This especially I loved: *Did not want to be heaped in with the scores of Cirdan's men and women, the silver-haired gentle elves who sang the saddest laments Erestor had ever heard, laments that called dolphins to the shore to comfort them. Even the gulls stopped their cries for the songs.*
Hi Kei,
Erestor, this one, has a lot going on behind him. I'd love to get back to him some day and try to do his story justice. Elwing. I have always felt kind of bad for her - the child her at least. To me you have to go back to her past to explain what she did in the future. Otherwise it just doesn't seem like something a sane elf would do (which is what lead me to this idea).

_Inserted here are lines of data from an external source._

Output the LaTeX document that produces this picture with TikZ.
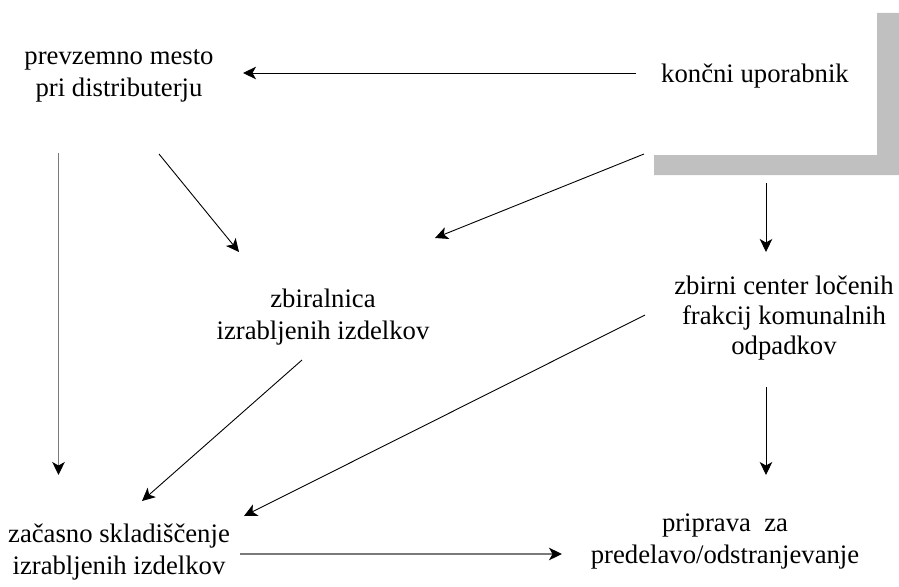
\documentclass[tikz,border=0pt]{standalone}
\usepackage{fontspec}
\setmainfont{Liberation Serif}
\usetikzlibrary{arrows.meta}
\definecolor{barfill}{HTML}{C0C0C0}
\definecolor{softline}{HTML}{7A7A7A}
\begin{document}
\begin{tikzpicture}[x=1pt,y=-1pt,
  label/.style={inner sep=0pt,anchor=base,font=\fontsize{26.7}{32}\selectfont},
  flow/.style={line width=0.9pt,-{Stealth[length=13pt,width=12.5pt,inset=3.5pt]}},
  softflow/.style={flow,draw=softline,line width=1.8pt,
    -{Stealth[length=13pt,width=12.5pt,inset=3.5pt,color=black]}}]
  \useasboundingbox (0,0) rectangle (899,586);

  % L-shaped grey frame at the consumer corner
  \fill[barfill] (877,13) -- (899,13) -- (899,175) -- (654,175)
    -- (654,155) -- (877,155) -- cycle;

  % stations
  \node[label] (A) at (119,65)
    {\setlength{\tabcolsep}{0pt}\begin{tabular}[t]{c}prevzemno mesto\\pri distributerju\end{tabular}};
  \node[label] (B) at (755,82) {končni uporabnik};
  \node[label] (C) at (323,307)
    {\setlength{\tabcolsep}{0pt}\begin{tabular}[t]{c}zbiralnica\\izrabljenih izdelkov\end{tabular}};
  \node[label,font=\fontsize{26.7}{30}\selectfont] (D) at (784,294)
    {\setlength{\tabcolsep}{0pt}\begin{tabular}[t]{c}zbirni center ločenih\\frakcij komunalnih\\odpadkov\end{tabular}};
  \node[label] (E) at (119,542)
    {\setlength{\tabcolsep}{0pt}\begin{tabular}[t]{c}začasno skladiščenje\\izrabljenih izdelkov\end{tabular}};
  \node[label] (F) at (725,531)
    {\setlength{\tabcolsep}{0pt}\begin{tabular}[t]{c}priprava\ \ za\\predelavo/odstranjevanje\end{tabular}};

  % connector ends beside the stations
  \coordinate (B-left)   at (636,73);
  \coordinate (A-right)  at (243,73);
  \coordinate (A-down)   at (58.5,153);
  \coordinate (E-top)    at (58.5,475);
  \coordinate (A-diag)   at (159,154);
  \coordinate (C-left)   at (239,252);
  \coordinate (B-diag)   at (644,154);
  \coordinate (C-right)  at (435,238);
  \coordinate (B-down)   at (766,183);
  \coordinate (D-top)    at (766,252);
  \coordinate (C-out)    at (302,360);
  \coordinate (E-upper)  at (142,501);
  \coordinate (D-out)    at (645,315);
  \coordinate (E-right)  at (244,516);
  \coordinate (D-down)   at (766,387);
  \coordinate (F-top)    at (766,475);
  \coordinate (E-out)    at (240,554);
  \coordinate (F-left)   at (562,554);

  % flows
  \draw[flow] (B-left) -- (A-right);
  \draw[softflow] (A-down) -- (E-top);
  \draw[flow] (A-diag) -- (C-left);
  \draw[flow] (B-diag) -- (C-right);
  \draw[flow] (B-down) -- (D-top);
  \draw[flow] (C-out) -- (E-upper);
  \draw[flow] (D-out) -- (E-right);
  \draw[flow] (D-down) -- (F-top);
  \draw[softflow] (E-out) -- (F-left);
\end{tikzpicture}
\end{document}
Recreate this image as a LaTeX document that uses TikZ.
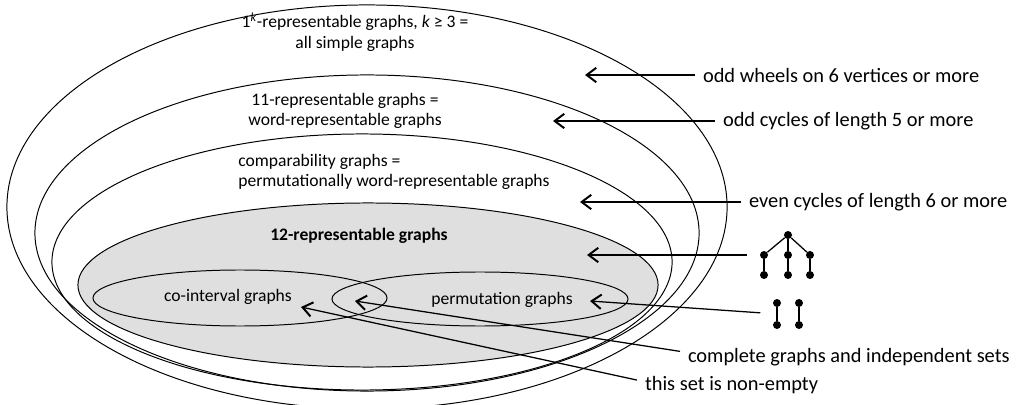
\documentclass[tikz,border=0pt]{standalone}
\usepackage{fontspec}
\setmainfont{Carlito}
\usetikzlibrary{arrows.meta,calc}

\tikzset{
    set/.style={draw, line width=0.7pt},
    lbl/.style={font=\fontsize{12.5}{14.6}\selectfont, inner sep=0pt},
    note/.style={font=\fontsize{14.5}{17}\selectfont, anchor=west, inner xsep=5.5pt, inner ysep=0pt},
    pointer/.style={line width=0.9pt, -{Straight Barb[length=2.4mm, width=3.6mm, line width=1.4pt]}},
    vtx/.style={circle, fill, inner sep=0pt, minimum size=2mm},
    edge/.style={line width=0.9pt}
}

\begin{document}
\begin{tikzpicture}[x=0.025cm, y=-0.025cm]
    \useasboundingbox (0,0) rectangle (1016,405);

    % Nested classes of graphs
    \begin{scope}
        \clip (0,0) rectangle (1016,405);
        \draw[set] (367,207) ellipse [x radius=9cm, y radius=5.05cm];
        \draw[set] (367,233) ellipse [x radius=8.3cm, y radius=3.95cm];
        \draw[set] (362,262) ellipse [x radius=7.75cm, y radius=3.2cm];
        \draw[set, fill=gray!25] (368,285) ellipse [x radius=7.25cm, y radius=2.05cm];
        \draw[set] (240,298) ellipse [x radius=3.675cm, y radius=0.7cm];
        \draw[set] (480,299) ellipse [x radius=3.7cm, y radius=0.675cm];
    \end{scope}

    % Class labels
    \node[lbl, align=center] (simple) at (355,32) {1\textsuperscript{\textit{k}}-representable graphs, \textit{k} ≥ 3 =\\all simple graphs};
    \node[lbl, align=center] (wordrep) at (345,111) {11-representable graphs =\\word-representable graphs};
    \node[lbl, align=left, anchor=west] (compar) at (238,172) {comparability graphs =\\permutationally word-representable graphs};
    \node[lbl, font=\fontsize{12.5}{14.6}\selectfont\bfseries] (twelve) at (359,236) {12-representable graphs};
    \node[lbl] (cointerval) at (228,297) {co-interval graphs};
    \node[lbl] (permut) at (502,300) {permutation graphs};

    % Separating examples
    \node[note] (wheels) at (695,75) {odd wheels on 6 vertices or more};
    \node[note] (oddcyc) at (715,121) {odd cycles of length 5 or more};
    \node[note] (evencyc) at (741,202) {even cycles of length 6 or more};
    \node[note] (complete) at (680,357) {complete graphs and independent sets};
    \node[note] (nonempty) at (637,385) {this set is non-empty};

    % Arrow tips
    \coordinate (wheelsTip) at (585,75);
    \coordinate (oddcycTip) at (553,121);
    \coordinate (evencycTip) at (580,202);
    \coordinate (treeTip) at (587,255);
    \coordinate (pairTip) at (590,301);
    \coordinate (lensTip) at (355,301);
    \coordinate (cointTip) at (301,307);

    % Tree
    \node[vtx] (root) at (788,235) {};
    \foreach \name/\x in {1/764, 2/788, 3/810} {
        \node[vtx] (t\name) at (\x,255) {};
        \node[vtx] (b\name) at (\x,275) {};
        \draw[edge] (root) -- (t\name);
        \draw[edge] (t\name) -- (b\name);
    }

    % Two edges
    \node[vtx] (p1) at (777,303) {};
    \node[vtx] (p2) at (777,325) {};
    \node[vtx] (p3) at (799,303) {};
    \node[vtx] (p4) at (799,325) {};
    \draw[edge] (p1) -- (p2);
    \draw[edge] (p3) -- (p4);

    % Pointers
    \draw[pointer] (wheels) -- (wheelsTip);
    \draw[pointer] (oddcyc) -- (oddcycTip);
    \draw[pointer] (evencyc) -- (evencycTip);
    \draw[pointer, shorten <=3.3mm] (t1) -- (treeTip);
    \draw[pointer, shorten <=4.2mm] ($(p1)!0.5!(p2)$) -- (pairTip);
    \draw[pointer] ([yshift=4pt]complete.west) -- (lensTip);
    \draw[pointer] ([yshift=3.5pt]nonempty.west) -- (cointTip);

\end{tikzpicture}
\end{document}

The sea elves will always have a soft spot in my heart. :) How could I not love elves that love the sea?
Thank you so much for you review! Insert happy dance here :D
What an eerie scene and compelling contrast--Elwing and Erestor both seem very fey in their different ways.
Hi Himring,
I think a lot of Tolkien's elves, for me, come off as fey. Especially in The Silmarillion. They feel so deeply and it can drive them to do things you'd think no "sane" elf would do (Fingolfin attacking Morgoth comes to mind). Elwing is one of those elves I just want to get in her head and find out why she did what she did. It's so incomprehensible in ways. Then I thought about what she went through, and this came to me.
Long winded way to say, thank you so much! :)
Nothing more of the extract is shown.